Limestone continues to welcome and support Syrian newcomers who now call the Kingston area home.
Working with the Kingston Immigration Partnership (KIP), school staff work to ensure a smooth transition for refugees including providing education or educational supports to school-aged children. The process to get children registered for school is a collaborative process that involves a settlement worker, interpreters as required, school staff and any sponsoring agencies.
“Every situation is very different,” says Centennial Public School Vice Principal Wilma Pettingill, “but we always begin in the same place – with ensuring students and families are made to feel welcome and safe.”
Transition meetings include an assessment of where the student is in terms of English language skills and what schooling, if any, they may have had. Tours of the school are provided, meetings with teachers and an opportunity to discuss any cultural or religions considerations. So far, says Pettingill, the transitions have been seamless.

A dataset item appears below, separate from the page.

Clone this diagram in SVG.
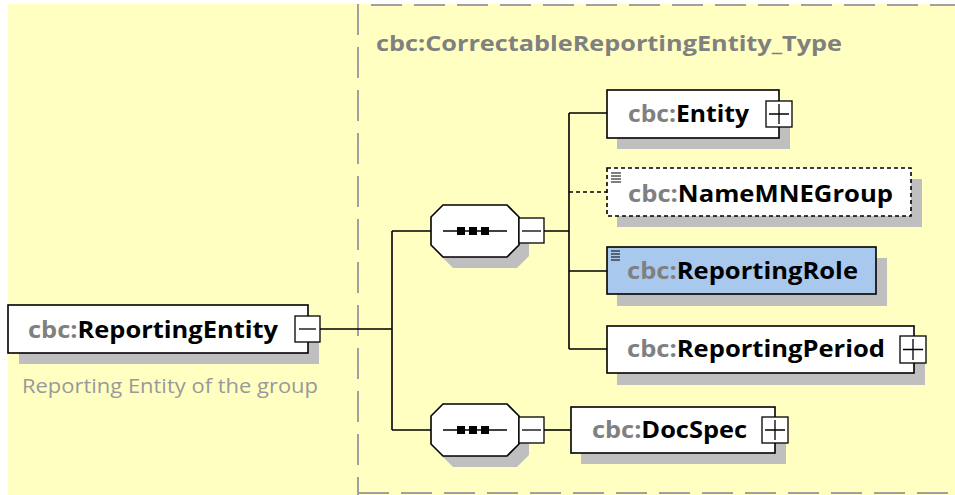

Centennial is a diverse school community and has a large population of newcomers from Syria and other countries. It is accustomed to welcoming new students regularly. Mrs. Murphy’s class, for example, created welcome posters with messages of support and friendship when Syrian newcomers first arrived to Kingston.
“Schools are the perfect location to welcome refugees, to learn cultural acceptance,” says Pettingill. “That’s what we are all about, learning from each other.”